### Instructions for the task:
Output the first line of the listing and each line after it, up to and including the line that contains "from bokeh.resources import INLINE", exactly as written, minus the pictures.
───── Recorded information
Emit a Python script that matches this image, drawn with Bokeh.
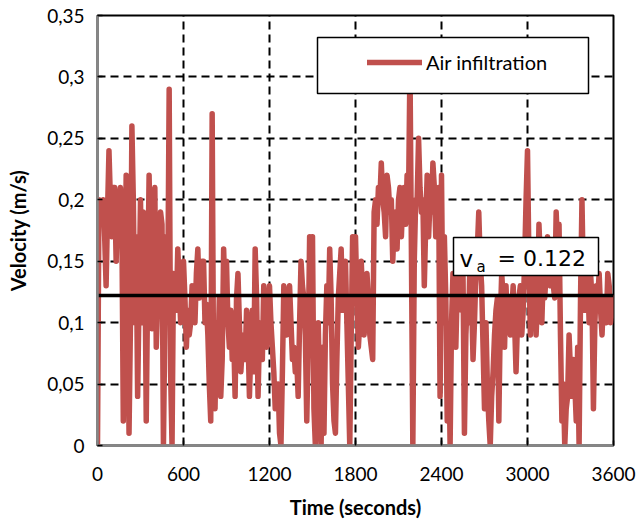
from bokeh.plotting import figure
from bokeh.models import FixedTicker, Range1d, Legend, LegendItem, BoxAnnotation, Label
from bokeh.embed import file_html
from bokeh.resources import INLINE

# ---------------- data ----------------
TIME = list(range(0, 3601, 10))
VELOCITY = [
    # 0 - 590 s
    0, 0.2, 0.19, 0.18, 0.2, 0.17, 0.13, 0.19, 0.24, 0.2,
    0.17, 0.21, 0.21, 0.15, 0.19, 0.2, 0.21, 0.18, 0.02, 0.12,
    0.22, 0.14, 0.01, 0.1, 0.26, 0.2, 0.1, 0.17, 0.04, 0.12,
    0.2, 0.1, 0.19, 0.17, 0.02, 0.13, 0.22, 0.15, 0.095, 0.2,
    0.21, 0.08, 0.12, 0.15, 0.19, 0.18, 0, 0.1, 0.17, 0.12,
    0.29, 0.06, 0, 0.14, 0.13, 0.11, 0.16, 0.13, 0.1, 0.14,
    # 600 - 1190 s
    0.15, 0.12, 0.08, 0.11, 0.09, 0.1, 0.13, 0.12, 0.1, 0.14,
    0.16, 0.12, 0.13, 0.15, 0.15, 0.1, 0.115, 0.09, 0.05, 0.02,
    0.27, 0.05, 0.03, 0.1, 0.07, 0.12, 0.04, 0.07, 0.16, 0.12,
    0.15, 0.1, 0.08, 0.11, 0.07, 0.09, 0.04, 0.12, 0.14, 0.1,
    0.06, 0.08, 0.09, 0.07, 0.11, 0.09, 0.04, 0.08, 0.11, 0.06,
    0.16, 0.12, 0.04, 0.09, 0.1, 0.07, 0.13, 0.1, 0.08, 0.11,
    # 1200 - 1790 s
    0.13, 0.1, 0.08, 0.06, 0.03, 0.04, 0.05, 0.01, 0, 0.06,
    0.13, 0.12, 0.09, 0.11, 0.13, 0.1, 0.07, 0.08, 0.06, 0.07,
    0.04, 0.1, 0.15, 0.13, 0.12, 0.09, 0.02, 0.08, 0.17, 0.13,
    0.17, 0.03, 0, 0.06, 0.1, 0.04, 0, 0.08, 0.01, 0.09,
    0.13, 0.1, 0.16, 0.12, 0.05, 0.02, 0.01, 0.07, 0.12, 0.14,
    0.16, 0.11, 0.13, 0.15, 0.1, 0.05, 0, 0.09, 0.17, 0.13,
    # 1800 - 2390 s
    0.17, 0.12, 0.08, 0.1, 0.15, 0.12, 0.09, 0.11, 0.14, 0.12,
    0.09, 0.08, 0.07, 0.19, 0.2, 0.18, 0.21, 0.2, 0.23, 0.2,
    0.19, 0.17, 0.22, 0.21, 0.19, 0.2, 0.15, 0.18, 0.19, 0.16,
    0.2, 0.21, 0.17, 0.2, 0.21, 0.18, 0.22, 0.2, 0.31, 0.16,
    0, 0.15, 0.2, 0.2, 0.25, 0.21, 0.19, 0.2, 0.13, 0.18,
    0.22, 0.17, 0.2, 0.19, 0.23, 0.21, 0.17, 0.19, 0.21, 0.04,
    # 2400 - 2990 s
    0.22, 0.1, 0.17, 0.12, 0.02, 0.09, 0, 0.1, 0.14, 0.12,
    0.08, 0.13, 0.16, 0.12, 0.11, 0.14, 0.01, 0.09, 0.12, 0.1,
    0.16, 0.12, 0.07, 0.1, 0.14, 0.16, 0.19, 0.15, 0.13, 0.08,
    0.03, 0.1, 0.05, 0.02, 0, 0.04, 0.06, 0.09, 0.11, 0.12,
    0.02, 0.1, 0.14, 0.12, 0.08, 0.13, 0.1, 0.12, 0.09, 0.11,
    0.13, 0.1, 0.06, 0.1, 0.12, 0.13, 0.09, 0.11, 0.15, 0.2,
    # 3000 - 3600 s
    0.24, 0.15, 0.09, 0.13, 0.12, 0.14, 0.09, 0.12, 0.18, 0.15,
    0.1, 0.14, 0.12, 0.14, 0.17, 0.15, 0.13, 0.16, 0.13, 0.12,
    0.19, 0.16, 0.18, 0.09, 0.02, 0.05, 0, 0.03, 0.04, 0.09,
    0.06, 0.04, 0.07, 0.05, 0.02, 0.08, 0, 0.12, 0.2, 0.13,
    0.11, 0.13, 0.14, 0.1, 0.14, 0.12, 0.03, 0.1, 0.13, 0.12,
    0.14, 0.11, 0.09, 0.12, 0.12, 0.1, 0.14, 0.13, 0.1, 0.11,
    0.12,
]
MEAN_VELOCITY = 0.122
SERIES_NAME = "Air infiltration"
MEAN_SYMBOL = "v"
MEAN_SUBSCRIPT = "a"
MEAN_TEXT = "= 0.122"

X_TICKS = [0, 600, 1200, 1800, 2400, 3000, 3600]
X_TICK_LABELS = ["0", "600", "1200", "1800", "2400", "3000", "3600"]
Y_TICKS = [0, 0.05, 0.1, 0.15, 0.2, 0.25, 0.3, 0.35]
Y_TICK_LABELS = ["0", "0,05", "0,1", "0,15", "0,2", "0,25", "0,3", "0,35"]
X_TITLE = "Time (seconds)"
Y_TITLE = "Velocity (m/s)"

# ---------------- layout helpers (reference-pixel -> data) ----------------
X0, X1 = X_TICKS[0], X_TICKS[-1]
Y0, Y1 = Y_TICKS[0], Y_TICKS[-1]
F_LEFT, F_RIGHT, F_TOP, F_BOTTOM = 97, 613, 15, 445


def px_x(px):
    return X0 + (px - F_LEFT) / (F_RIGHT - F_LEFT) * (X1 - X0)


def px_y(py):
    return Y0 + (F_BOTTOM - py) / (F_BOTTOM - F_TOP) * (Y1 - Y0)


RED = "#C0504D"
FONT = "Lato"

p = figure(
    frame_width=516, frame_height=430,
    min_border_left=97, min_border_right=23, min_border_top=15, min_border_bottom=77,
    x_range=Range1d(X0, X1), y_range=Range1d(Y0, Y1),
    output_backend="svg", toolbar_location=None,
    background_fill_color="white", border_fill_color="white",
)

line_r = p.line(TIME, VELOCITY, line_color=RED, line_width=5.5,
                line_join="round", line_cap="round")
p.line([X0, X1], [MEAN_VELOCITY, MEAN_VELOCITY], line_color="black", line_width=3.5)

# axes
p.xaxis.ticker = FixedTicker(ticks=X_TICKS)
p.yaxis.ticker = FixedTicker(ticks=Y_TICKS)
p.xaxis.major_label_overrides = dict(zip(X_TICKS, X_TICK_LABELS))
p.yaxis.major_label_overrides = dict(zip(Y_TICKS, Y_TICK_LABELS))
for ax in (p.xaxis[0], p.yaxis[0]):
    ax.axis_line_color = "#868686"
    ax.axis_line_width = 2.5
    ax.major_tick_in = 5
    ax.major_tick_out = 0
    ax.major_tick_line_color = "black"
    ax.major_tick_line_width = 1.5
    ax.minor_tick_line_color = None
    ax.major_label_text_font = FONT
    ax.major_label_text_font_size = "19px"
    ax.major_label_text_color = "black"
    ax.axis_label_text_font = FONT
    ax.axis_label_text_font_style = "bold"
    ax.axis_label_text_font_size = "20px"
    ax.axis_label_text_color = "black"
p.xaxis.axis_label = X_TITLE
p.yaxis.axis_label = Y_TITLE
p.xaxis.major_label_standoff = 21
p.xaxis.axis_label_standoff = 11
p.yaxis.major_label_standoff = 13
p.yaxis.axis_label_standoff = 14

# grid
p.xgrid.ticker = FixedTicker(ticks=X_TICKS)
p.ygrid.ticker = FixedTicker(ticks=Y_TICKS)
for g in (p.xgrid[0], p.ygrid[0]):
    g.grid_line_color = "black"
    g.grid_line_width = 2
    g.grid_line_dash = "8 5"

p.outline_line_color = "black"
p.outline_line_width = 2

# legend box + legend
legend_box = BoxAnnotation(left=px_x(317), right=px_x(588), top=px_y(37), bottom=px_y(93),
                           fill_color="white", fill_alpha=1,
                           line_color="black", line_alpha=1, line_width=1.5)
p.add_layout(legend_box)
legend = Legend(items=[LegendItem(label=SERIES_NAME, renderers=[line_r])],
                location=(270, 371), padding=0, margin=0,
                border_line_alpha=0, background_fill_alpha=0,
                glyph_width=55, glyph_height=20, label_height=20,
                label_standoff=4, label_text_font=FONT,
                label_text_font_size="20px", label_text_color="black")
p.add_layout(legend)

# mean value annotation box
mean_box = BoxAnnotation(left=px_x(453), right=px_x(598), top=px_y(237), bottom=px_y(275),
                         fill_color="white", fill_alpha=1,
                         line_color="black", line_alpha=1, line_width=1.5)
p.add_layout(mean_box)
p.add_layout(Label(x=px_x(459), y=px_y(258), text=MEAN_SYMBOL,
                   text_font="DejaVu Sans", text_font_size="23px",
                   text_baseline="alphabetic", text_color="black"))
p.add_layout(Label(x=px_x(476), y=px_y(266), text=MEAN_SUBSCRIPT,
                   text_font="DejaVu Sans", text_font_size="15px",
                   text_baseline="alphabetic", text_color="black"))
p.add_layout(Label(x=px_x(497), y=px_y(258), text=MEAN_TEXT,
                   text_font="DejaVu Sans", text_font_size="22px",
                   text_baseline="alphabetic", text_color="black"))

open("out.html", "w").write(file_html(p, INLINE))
──────────
### Full answer:
Emit a Python script that matches this image, drawn with Bokeh.
from bokeh.plotting import figure
from bokeh.models import FixedTicker, Range1d, Legend, LegendItem, BoxAnnotation, Label
from bokeh.embed import file_html
from bokeh.resources import INLINE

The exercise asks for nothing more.